Learning how to write about another culture is neigh impossible. Maybe it is impossible. Chinua Achebe is familiar with the contradictions and difficulties. To me, it seems obvious that the difficulties of development are akin to the difficulties of writing about Africa or any less developed country/poor country/third world country/country of the economic south. How does one figure out the right tone/authorial stance? the right narrative structure? How, if one desires to persuade in development writing, does one overcome the difficulties of establishing ethos/speaker credibility? Surely, part of what is so offensive about Brooks' recent column about intrusive paternalism in Haiti is the fact of his unalterably being white, male and upper class.

Similarly, how do developed countries and aid organizations figure out their role in the development of other countries?

Wednesday, January 6, 2010

Jet Lagged

I am severely jet lagged at the moment and reading Half the Sky by Nicholas Kristof and Sheryl WuDunn. I ordered the book off Amazon after a recent trip to Bangkok and exposure to the city's in-your-face sex tourism.

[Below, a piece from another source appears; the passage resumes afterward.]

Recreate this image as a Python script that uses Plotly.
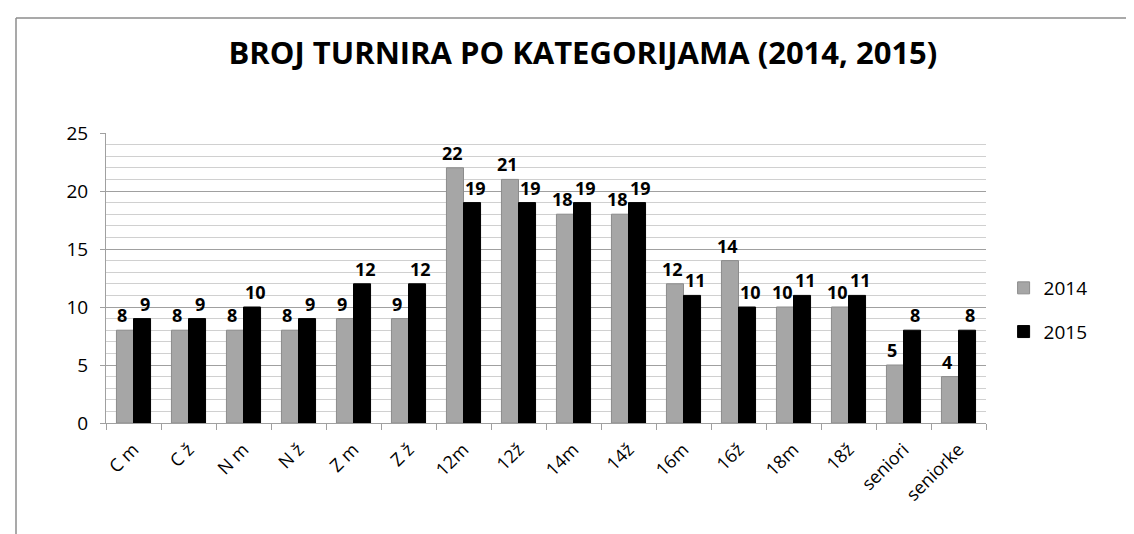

My decision to read the book was questionable at best. Its journalistic prose flows easily and doesn't induce the sleep I was seeking. Also, I am not quite sure I want to fall asleep thinking about the forced prostitution in Cambodia and India.

Anyway, the book provides an interesting perspective on the efficacy of aid work, which I found a refreshing respite from the economic analyses of Easterly and other development economists. In describing a Seattle private school community service project to help construct a school in Cambodia, the authors write:

In February 2003, the school construction was complete, and Grijalva led a delegation of nineteen students from Overlake School to Cambodia for the opening. A cynic might say that the money for the visit would have been better spent building another Cambodian school, but in fact that visit was an essential field trip and learning opportunity for those American students.

From personal experience, advising high school community service projects in Ecuador, the inspiration and broadening-of-perspective dividend to be had in helping others is non-negligible for sure. But few economic analyses of aid work take this factor into account.

Call me a romantic, but I'd like to not undervalue inspiration and goodwill.